Hershey Kiss Peanut Butter Blossom Cookies

Hershey Kiss Peanut Butter Blossom Cookies

Tasty peanut butter cookies topped with a chocolate kiss - one of our favorites. The recipe was originally created by a distant family relative who entered it in the 1957 Pillsbury Bake Off.
  • Prep: 15 min
  • Cook: 10-12 min, 4 to 8 times
  • Total: About 2 hours
  • Yields 8 dozen cookies
Hershey Kiss Peanut Butter Blossom Cookies
  • Preheat oven to 375°F.
  • 5 ¼ cups flour
  • 1 ½ cups sugar
  • 1 ½ cups firmly packed brown sugar
  • 1 ½ cups butter, softened
  • 1 ½ cups plain peanut butter
  • 6 tablespoons milk
  • 3 teaspoons vanilla
  • 3 teaspoons baking soda
  • 1 ½ teaspoon salt
  • 3 eggs
  • In a large bowl, combine flour, sugar, brown sugar, baking soda, salt, butter, peanut butter, milk, vanilla and egg. Beat at a low speed until a stiff dough forms.
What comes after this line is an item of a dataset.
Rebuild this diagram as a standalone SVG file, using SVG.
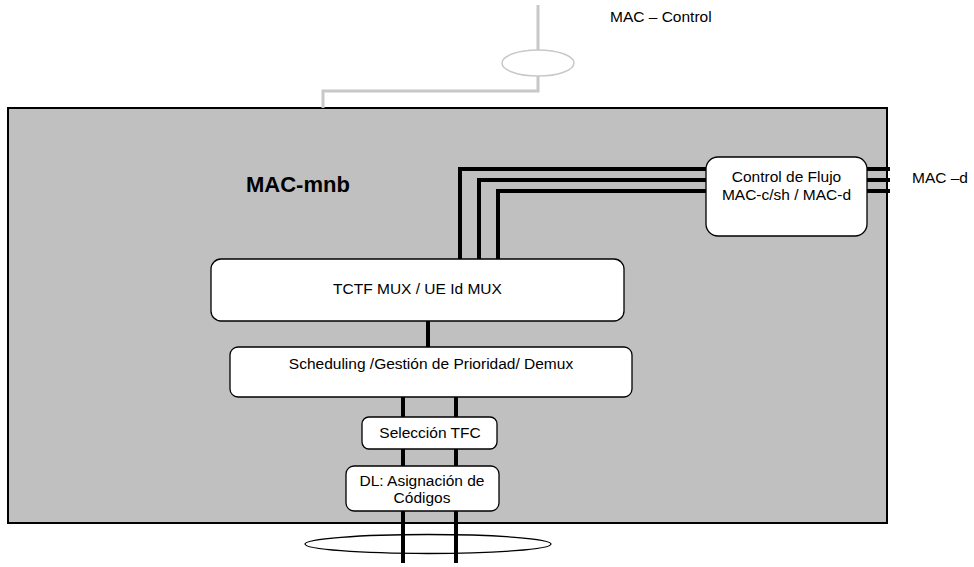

  • About 1 cup sugar in a small bowl
  • Shape into one-inch balls. Roll the dough balls in the sugar until lightly coated.
  • Place 2 inches apart on a greased cookie sheet. Bake at 375°F for 10 to 12 minutes or until golden brown.
  • About 100 Hershey's Kisses
  • As soon as the cookies come out of the oven, place a Hershey's Kiss on top of each one, pressing down gently so the cookie cracks around the edge.
  • The Hershey's Kisses tend to melt when they are placed on top of the warm cookies. To help prevent this, put the Kisses in the freezer the night before you bake. If they still melt, place the cookies - with the Kisses on top - in the freezer to cool for 10 minutes.
  • Let cookies cool on the counter until any melting from Hershey Kiss sets. Place in a bag to eat within a week or two, or freeze to keep for several months.